Second-order topological corner states in zigzag graphene nanoflake with different types of edge magnetic configurations
Cheng-Ming Miao, Qing-Feng Sun, and Ying-Tao Zhang

TL;DR
This paper explores how magnetic edge configurations in zigzag graphene nanoflakes induce second-order topological states, revealing robust corner states that are unaffected by defects or disorder, and highlighting the role of magnetic orientation.
Contribution
It demonstrates the realization of high-order topological states in graphene nanoflakes through magnetic edge states, even with zero net magnetization.
Findings
Edge ferromagnetism or antiferromagnetism breaks time-reversal symmetry.
Topological in-gap corner states emerge due to a second-order phase transition.
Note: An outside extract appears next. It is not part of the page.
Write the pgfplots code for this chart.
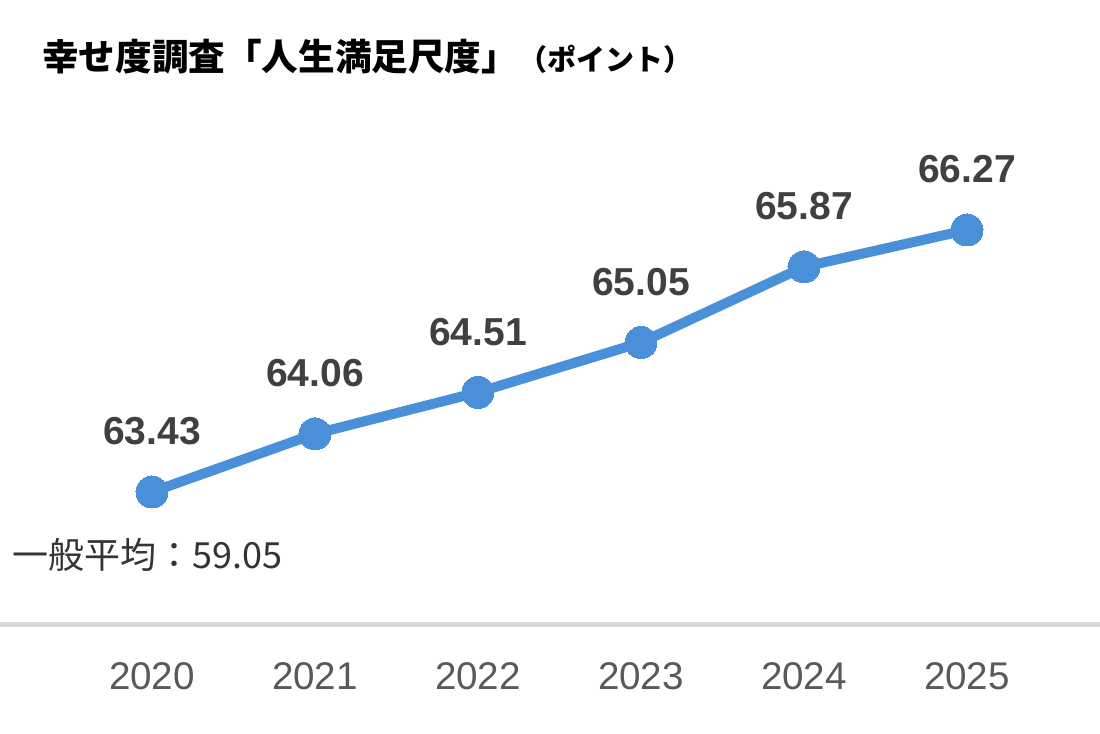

Corner states are robust against defects and magnetic disorder.
Abstract
We study the energy spectrum and energy levels of the extended Kane-Mele model with magnetic atoms on their zigzag edges. It is demonstrated that the edges of ferromagnetism or antiferromagnetism are enough to break the time-reversal symmetry and host one-dimensional gapped edge states. Thus, a second-order topological phase transition could happen, which leads to the emergence of topological in-gap zero-dimensional corner states. We also prove that the in-gap corner states are robust against corner defects and magnetic disorder. Our proposal based on the edge antiferromagnetism shows that the high-order topological states can be realized, although the net magnetization of the material is zero. In addition, we discuss the influence of spin magnetization orientation on the degeneracy and energy of in-gap corner states.